The following example queries the Tickit data set to find the number of city names that are a fuzzy match to the specified VALUES.

PREFIX util: <http://cambridgesemantics.com/anzograph/utilities#>
PREFIX tickit: <http://anzograph.com/tickit/>
SELECT (count(*) as ?totalMatches)
FROM <http://anzograph.com/tickit>
WHERE { ?venueid tickit:venuecity ?city . VALUES (?to_match) { ("Denver") ("Seattle") ("East") ("Toronto") } BIND(util:cpp::fuzzy_match(?city, ?to_match) as ?matched) FILTER(?matched > -9999) }
totalMatches
--------------
10
1 rows

cpp::levenshtein_dist

This function calculates the Levenshtein distance or measure of similarity between two strings. The distance is the smallest number of insertions, deletions, and/or substitutions required to transform the first string into the second string.

Syntax

util:cpp::levenshtein_dist(string1, string2) 
Argument Type Description
string1 string The string that would be transformed into string2.
string2 string The string to measure string1 against.

Returns

Type Description
int The Levenshtein distance between the strings.

Example

The following example queries the Tickit data set to find cities whose names have a levenshtein distance that is not equal to 0 and is less than or equal to 5 when compared with the values "Denver," "Seattle," or "East."

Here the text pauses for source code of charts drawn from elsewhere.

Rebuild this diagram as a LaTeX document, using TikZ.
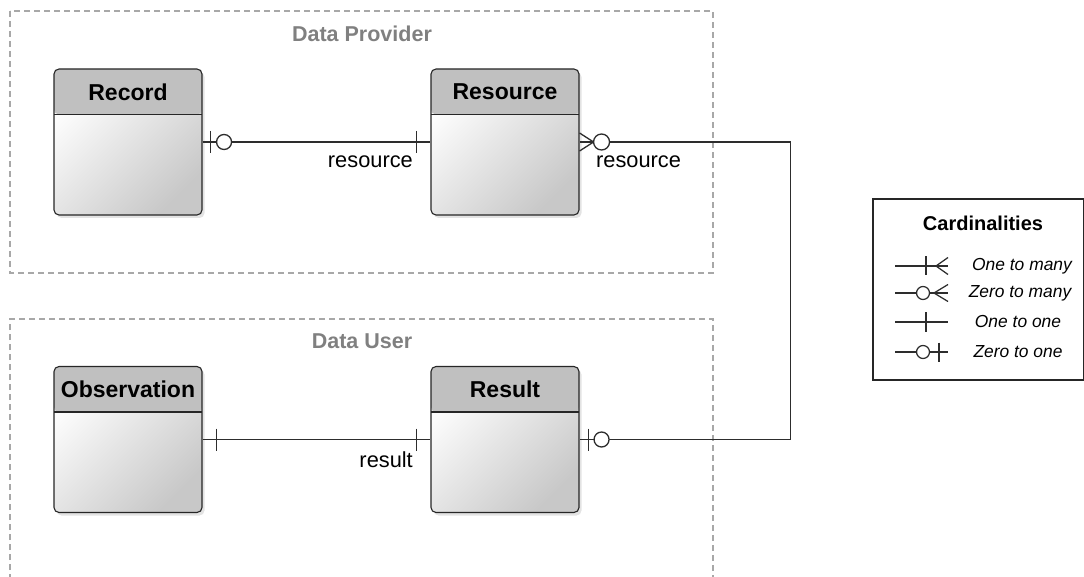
\documentclass[tikz,border=0pt]{standalone}
\usepackage{fontspec}
\setmainfont{Liberation Sans}
\usetikzlibrary{shadows,calc}
\definecolor{headgray}{RGB}{192,192,192}
\definecolor{bodygray}{RGB}{200,200,200}
\definecolor{grouplabel}{RGB}{128,128,128}
\definecolor{groupline}{RGB}{168,168,168}
\definecolor{conncol}{RGB}{45,45,45}
\tikzset{
  entity/.style={draw=black!85, line width=1.1pt, rounded corners=5pt,
    minimum width=148pt, minimum height=146pt, inner sep=0pt,
    top color=white, bottom color=bodygray, shading angle=45,
    drop shadow={opacity=0.22, shadow xshift=2.5pt, shadow yshift=-3pt},
    path picture={
      \fill[headgray] (path picture bounding box.north west) rectangle ([yshift=-45.5pt]path picture bounding box.north east);
      \draw[black!85, line width=1.1pt] ([yshift=-45.5pt]path picture bounding box.north west) -- ([yshift=-45.5pt]path picture bounding box.north east);
    }},
  etitle/.style={font=\fontsize{23}{26}\selectfont\bfseries, text=black, anchor=center, inner sep=0pt},
  group/.style={draw=groupline, dash pattern=on 6pt off 4pt, line width=1.1pt},
  glabel/.style={font=\fontsize{21.5}{24}\selectfont\bfseries, text=grouplabel, inner sep=0pt},
  conn/.style={draw=conncol, line width=1.3pt},
  legline/.style={draw=conncol, line width=1.25pt},
  rlabel/.style={font=\fontsize{21.8}{24}\selectfont, inner sep=0pt},
  legtext/.style={font=\fontsize{17.4}{20}\selectfont\itshape, inner sep=0pt},
}
\begin{document}
\begin{tikzpicture}[x=1pt,y=-1pt]
\useasboundingbox (0,0) rectangle (1084,577);
\clip (0,0) rectangle (1084,577);

% groups
\draw[group] (10,11) rectangle (713,273);
\node[glabel] (gprov) at (362,34) {Data Provider};
\draw[group] (10,600) -- (10,319) -- (713,319) -- (713,600);
\node[glabel] (guser) at (362,341) {Data User};

% entities
\node[entity] (rec) at (128,142) {};
\node[etitle] (rect) at (128,92) {Record};
\node[entity] (res) at (505,142) {};
\node[etitle] (rest) at (505,92) {Resource};
\node[entity] (obs) at (128,439.5) {};
\node[etitle] (obst) at (128,389.5) {Observation};
\node[entity] (rsl) at (505,439.5) {};
\node[etitle] (rslt) at (505,389.5) {Result};

% Record -- Resource
\draw[conn] (rec.east) -- (res.west);
\draw[conn] ($(rec.east)+(8,-11)$) -- ++(0,22);
\draw[conn,fill=white] ($(rec.east)+(21.5,0)$) circle (7.5pt);
\draw[conn] ($(res.west)+(-14,-11)$) -- ++(0,22);
\node[rlabel, anchor=east] (lres1) at (413,162) {resource};

% Resource -- Result
\draw[conn] (res.east) -- ++(211,0) |- (rsl.east);
\draw[conn] ($(res.east)+(0,-9)$) -- ($(res.east)+(14,0)$) -- ($(res.east)+(0,9)$);
\draw[conn,fill=white] ($(res.east)+(22,0)$) circle (8pt);
\node[rlabel, anchor=west] (lres2) at (596,162) {resource};
\draw[conn] ($(rsl.east)+(9,-11)$) -- ++(0,22);
\draw[conn,fill=white] ($(rsl.east)+(22,0)$) circle (7.5pt);

% Observation -- Result
\draw[conn] (obs.east) -- (rsl.west);
\draw[conn] ($(obs.east)+(14,-11)$) -- ++(0,22);
\draw[conn] ($(rsl.west)+(-14,-11)$) -- ++(0,22);
\node[rlabel, anchor=east] (lrsl) at (413,460) {result};

% legend
\draw[black!85, line width=1.1pt] (873,199) rectangle (1083.5,380);
\node[font=\fontsize{20}{23}\selectfont\bfseries, inner sep=0pt] (ltitle) at (983,223) {Cardinalities};
% one to many
\draw[legline] (895,266) -- (948,266);
\draw[legline] (926,256.5) -- (926,275.5);
\draw[legline] (948,257.5) -- (936,266) -- (948,274.5);
\node[legtext] (l1) at (1022,266) {One to many};
% zero to many
\draw[legline] (895,293) -- (948,293);
\draw[legline] (948,284.5) -- (934,293) -- (948,301.5);
\draw[legline, fill=white] (923,293) circle (6.5pt);
\node[legtext] (l2) at (1020,293) {Zero to many};
% one to one
\draw[legline] (895,322) -- (948,322);
\draw[legline] (926,312) -- (926,332);
\node[legtext] (l3) at (1018,322) {One to one};
% zero to one
\draw[legline] (895,352) -- (948,352);
\draw[legline] (939,342.5) -- (939,361.5);
\draw[legline, fill=white] (923,352) circle (6.5pt);
\node[legtext] (l4) at (1018,352) {Zero to one};
\end{tikzpicture}
\end{document}
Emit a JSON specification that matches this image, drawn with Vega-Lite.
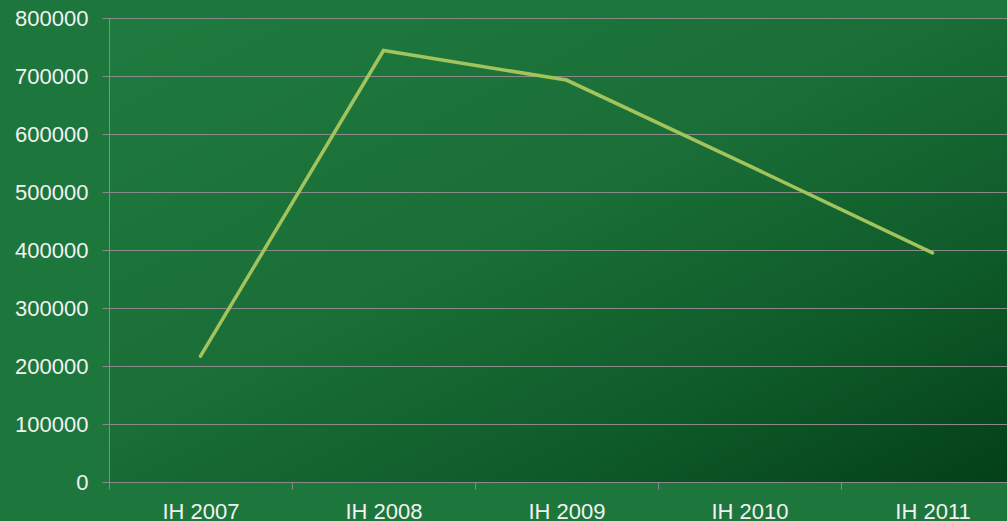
{
  "$schema": "https://vega.github.io/schema/vega-lite/v6.json",
  "width": 915,
  "height": 464,
  "autosize": {"type": "none"},
  "padding": {"left": 109, "top": 18, "right": 0, "bottom": 39},
  "background": "#1d763b",
  "data": {
    "values": [
      {"period": "IH 2007", "value": 217000},
      {"period": "IH 2008", "value": 744000},
      {"period": "IH 2009", "value": 693000},
      {"period": "IH 2010", "value": 545000},
      {"period": "IH 2011", "value": 395000}
    ]
  },
  "mark": {"type": "line", "color": "#a3c35c", "strokeWidth": 3.5, "strokeCap": "round", "strokeJoin": "miter"},
  "encoding": {
    "x": {
      "field": "period",
      "type": "nominal",
      "sort": null,
      "scale": {"paddingInner": 0, "paddingOuter": 0},
      "axis": {
        "title": null,
        "labelAngle": 0,
        "tickBand": "extent",
        "tickSize": 7,
        "labelPadding": 12,
        "grid": false
      }
    },
    "y": {
      "field": "value",
      "type": "quantitative",
      "scale": {"domain": [0, 800000], "nice": false},
      "axis": {
        "title": null,
        "values": [0, 100000, 200000, 300000, 400000, 500000, 600000, 700000, 800000],
        "format": "d",
        "tickSize": 7,
        "labelPadding": 14,
        "grid": true
      }
    }
  },
  "config": {
    "view": {
      "stroke": null,
      "fill": {
        "gradient": "linear",
        "x1": 0, "y1": 0, "x2": 1, "y2": 1,
        "stops": [
          {"offset": 0, "color": "#1f7b3f"},
          {"offset": 0.45, "color": "#1a6e37"},
          {"offset": 0.72, "color": "#0f5c2a"},
          {"offset": 1, "color": "#033f17"}
        ]
      }
    },
    "axis": {
      "labelFont": "Liberation Sans",
      "labelFontSize": 22,
      "labelColor": "#f2f2f2",
      "domainColor": "#8a8a8a",
      "tickColor": "#8a8a8a",
      "gridColor": "#8a8a8a",
      "gridOpacity": 1,
      "domainWidth": 1,
      "tickWidth": 1,
      "gridWidth": 1
    }
  }
}
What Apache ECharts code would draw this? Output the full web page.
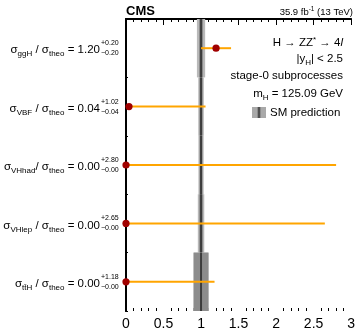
<!DOCTYPE html>
<html><head><meta charset="utf-8">
<script src="https://cdn.jsdelivr.net/npm/echarts@6/dist/echarts.min.js"></script>
<style>html,body{margin:0;padding:0;background:#fff}#c{width:358px;height:331px}</style>
</head><body><div id="c"></div>
<script>
const categories = ['ggH', 'VBF', 'VHhad', 'VHlep', 'ttH'];
const labelSubs = ['ggH', 'VBF', 'VHhad', 'VHlep', 't\u0074\u0304H'];
const labelSeps = [' / ', ' / ', '/ ', ' / ', ' / '];
const centralValues = [1.20, 0.04, 0.00, 0.00, 0.00];
const errUp = [0.20, 1.02, 2.80, 2.65, 1.18];
const errDown = [0.20, 0.04, 0.00, 0.00, 0.00];
const smValue = 1.0;
const smOuterHalf = [0.055, 0.037, 0.035, 0.043, 0.105];
const smInnerHalf = [0.027, 0.022, 0.020, 0.025, 0.095];
const xTicks = [0, 0.5, 1, 1.5, 2, 2.5, 3];

const FONT = '"Liberation Sans", Arial, Helvetica, sans-serif';
const chart = echarts.init(document.getElementById('c'));

const bandData = categories.map((c, i) => [i, smValue - smOuterHalf[i], smValue + smOuterHalf[i], smValue - smInnerHalf[i], smValue + smInnerHalf[i]]);
const errData = categories.map((c, i) => [i, centralValues[i], centralValues[i] - errDown[i], centralValues[i] + errUp[i]]);
const labelData = categories.map((c, i) => [i, 0]);

function fmt(v) { return v.toFixed(2); }

option = {
  animation: false,
  grid: { left: 126, right: 4, top: 19, bottom: 17 },
  xAxis: [{
    type: 'value', min: 0, max: 3, interval: 0.5, position: 'bottom',
    axisLine: { lineStyle: { color: '#000', width: 2 } },
    axisTick: { inside: true, length: 6, lineStyle: { color: '#000', width: 1 } },
    minorTick: { show: true, splitNumber: 5, length: 3, lineStyle: { color: '#000', width: 1 } },
    splitLine: { show: false },
    axisLabel: { color: '#000', fontSize: 14, fontFamily: FONT, margin: 6,
      formatter: v => xTicks.includes(v) ? String(v) : '' }
  }, {
    type: 'value', min: 0, max: 3, interval: 0.5, position: 'top',
    axisLine: { show: true, lineStyle: { color: '#000', width: 2 } },
    axisTick: { show: true, inside: true, length: 6, lineStyle: { color: '#000', width: 1 } },
    minorTick: { show: true, splitNumber: 5, length: 3, lineStyle: { color: '#000', width: 1 } },
    splitLine: { show: false }, axisLabel: { show: false }
  }],
  yAxis: [{
    type: 'category', data: categories, inverse: true, position: 'left',
    axisLine: { lineStyle: { color: '#000', width: 2 } },
    axisTick: { show: true, inside: true, length: 2, lineStyle: { color: '#000' } },
    axisLabel: { show: false }, splitLine: { show: false }
  }, {
    type: 'category', data: categories, inverse: true, position: 'right',
    axisLine: { show: true, lineStyle: { color: '#000', width: 2 } },
    axisTick: { show: false }, axisLabel: { show: false }, splitLine: { show: false }
  }],
  series: [{
    type: 'custom', z: 2,
    data: bandData,
    encode: { x: [1, 2, 3, 4], y: 0 },
    renderItem: function (params, api) {
      const i = api.value(0);
      const h = api.size([0, 1])[1];
      const cy = api.coord([smValue, i])[1];
      const top = cy - h / 2;
      const o1 = api.coord([api.value(1), i])[0], o2 = api.coord([api.value(2), i])[0];
      const i1 = api.coord([api.value(3), i])[0], i2 = api.coord([api.value(4), i])[0];
      const cx = api.coord([smValue, i])[0];
      return { type: 'group', children: [
        { type: 'rect', shape: { x: o1, y: top, width: o2 - o1, height: h }, style: { fill: '#b9b9b9' } },
        { type: 'rect', shape: { x: i1, y: top, width: i2 - i1, height: h }, style: { fill: '#8c8c8c' } },
        { type: 'line', shape: { x1: cx, y1: top, x2: cx, y2: top + h }, style: { stroke: '#3c3c3c', lineWidth: 2 } }
      ] };
    }
  }, {
    type: 'custom', z: 3,
    data: errData,
    encode: { x: [1, 2, 3], y: 0 },
    renderItem: function (params, api) {
      const i = api.value(0);
      const p = api.coord([api.value(1), i]);
      const a = api.coord([api.value(2), i]);
      const b = api.coord([api.value(3), i]);
      return { type: 'group', children: [
        { type: 'line', shape: { x1: a[0], y1: a[1], x2: b[0], y2: b[1] }, style: { stroke: '#ffa500', lineWidth: 2 } },
        { type: 'circle', shape: { cx: p[0], cy: p[1], r: 3.6 }, style: { fill: '#a00000' } }
      ] };
    }
  }, {
    type: 'custom', z: 4, clip: false,
    data: labelData,
    encode: { x: 1, y: 0 },
    renderItem: function (params, api) {
      const i = api.value(0);
      const p = api.coord([0, i]);
      const xr = p[0] - 26;
      return { type: 'group', children: [
        { type: 'text', x: xr, y: p[1] + 2, style: {
          text: '{m|σ}{s|' + labelSubs[i] + '}{m|' + labelSeps[i] + 'σ}{s|theo}{m| = ' + fmt(centralValues[i]) + '}',
          align: 'right', verticalAlign: 'middle', fill: '#000', font: '11.5px ' + FONT,
          rich: { m: { fontSize: 11.5, fontFamily: FONT, lineHeight: 16, fill: '#000' },
                  s: { fontSize: 8, fontFamily: FONT, verticalAlign: 'bottom', lineHeight: 9, fill: '#000' } } } },
        { type: 'text', x: xr + 1, y: p[1] - 5, style: { text: '+' + fmt(errUp[i]), align: 'left', verticalAlign: 'middle', font: '7px ' + FONT, fill: '#000' } },
        { type: 'text', x: xr + 1, y: p[1] + 5, style: { text: '\u2212' + fmt(errDown[i]), align: 'left', verticalAlign: 'middle', font: '7px ' + FONT, fill: '#000' } }
      ] };
    }
  }],
  graphic: [
    { type: 'text', left: 126, top: 5, style: { text: 'CMS', font: 'bold 13px ' + FONT, fill: '#000' } },
    { type: 'text', x: 353, y: 12, style: { text: '{a|35.9 fb}{p|-1}{a| (13 TeV)}', align: 'right', verticalAlign: 'middle',
      rich: { a: { fontSize: 9.5, fontFamily: FONT, lineHeight: 12, fill: '#000' }, p: { fontSize: 6.5, fontFamily: FONT, verticalAlign: 'top', lineHeight: 7, fill: '#000' } } } },
    { type: 'text', x: 343, y: 43, style: { text: '{a|H \u2192 ZZ}{p|*}{a| \u2192 4}{i|l}', align: 'right', verticalAlign: 'middle',
      rich: { a: { fontSize: 11.5, fontFamily: FONT, lineHeight: 15, fill: '#000' }, i: { fontSize: 11.5, fontFamily: FONT, fontStyle: 'italic', lineHeight: 15, fill: '#000' }, p: { fontSize: 8, fontFamily: FONT, verticalAlign: 'top', lineHeight: 8, fill: '#000' } } } },
    { type: 'text', x: 343, y: 59, style: { text: '{a||y}{s|H}{a|| < 2.5}', align: 'right', verticalAlign: 'middle',
      rich: { a: { fontSize: 11.5, fontFamily: FONT, lineHeight: 15, fill: '#000' }, s: { fontSize: 8, fontFamily: FONT, verticalAlign: 'bottom', lineHeight: 8, fill: '#000' } } } },
    { type: 'text', x: 343, y: 76, style: { text: 'stage-0 subprocesses', align: 'right', verticalAlign: 'middle', font: '11.5px ' + FONT, fill: '#000' } },
    { type: 'text', x: 343, y: 94, style: { text: '{a|m}{s|H}{a| = 125.09 GeV}', align: 'right', verticalAlign: 'middle',
      rich: { a: { fontSize: 11.5, fontFamily: FONT, lineHeight: 15, fill: '#000' }, s: { fontSize: 8, fontFamily: FONT, verticalAlign: 'bottom', lineHeight: 8, fill: '#000' } } } },
    { type: 'rect', shape: { x: 252, y: 107, width: 14, height: 11 }, style: { fill: '#a9a9a9' } },
    { type: 'rect', shape: { x: 257, y: 107, width: 4, height: 11 }, style: { fill: '#8c8c8c' } },
    { type: 'line', shape: { x1: 259, y1: 107, x2: 259, y2: 118 }, style: { stroke: '#3c3c3c', lineWidth: 1.5 } },
    { type: 'text', x: 270, y: 113, style: { text: 'SM prediction', align: 'left', verticalAlign: 'middle', font: '11.5px ' + FONT, fill: '#000' } }
  ]
};
chart.setOption(option);
</script></body></html>
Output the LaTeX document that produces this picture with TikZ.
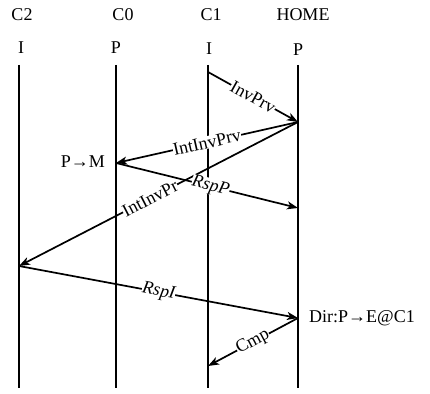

PREFIX util: <http://cambridgesemantics.com/anzograph/utilities#>
PREFIX tickit: <http://anzograph.com/tickit/>
SELECT DISTINCT ?city ?dist
FROM <http://anzograph.com/tickit>
WHERE {
  ?venueid tickit:venuecity ?city .
  VALUES (?to_match) {
    ("Denver") ("Seattle") ("East")
  }
  BIND(util:cpp::levenshtein_dist(?city, ?to_match) as ?dist)
  FILTER(?dist != 0 && ?dist <= 5)
}
ORDER BY ?city
city      | dist
----------+------
Atlanta   |    5
Boston    |    4
Carson    |    4
Dallas    |    5
Dayton    |    4
Dayton    |    5
Detroit   |    5
Frisco    |    5
Glendale  |    5
Hershey   |    5
Houston   |    5
Landover  |    4
Miami     |    4
Newark    |    5
Ottawa    |    5
Saratoga  |    5
Seattle   |    5
Sunrise   |    5
Tampa     |    4
Vancouver |    5
20 rows

damerauLevenshteinDistance

This function calculates the Damerau-Levenshtein distance or measure of similarity between two strings. The distance is the smallest number of insertions, deletions, character transpositions, and/or substitutions required to transform the first string into the second string.

Syntax

util:damerauLevenshteinDistance(string1, string2) 
Argument Type Description
string1 string The string that would be transformed into string2.
string2 string The string to measure string1 against.

Returns

Type Description
int The Damerau-Levenshtein distance between the strings.

maskFirstNChars

This function masks the beginning N characters with an asterisk (*).

Syntax

util:maskFirstNChars(string, number_of_chars) 
Argument Type Description
string string The string to mask.
number_of_chars int The number of characters to mask from the beginning of the string.

Returns

Type Description
string The string with the masked characters.

maskLastNChars

This function masks the last N characters with an asterisk (*).

Syntax

util:maskLastNChars(string, number_of_chars) 
Argument Type Description
string string The string to mask.
number_of_chars int The number of characters to mask from the end of the string.

Returns

Type Description
string The string with the masked characters.

regex

This function creates a JSON string that includes all of the matches for the specified regular expression.

Syntax

util:regex(string, expression) 
Argument Type Description
string string The string to match against the regular expression.
expression string The regular expression in ECMAScript grammar.

Returns

Type Description
JSON string The JSON string with all of the regular expression matches with index "0" as the whole targeted string.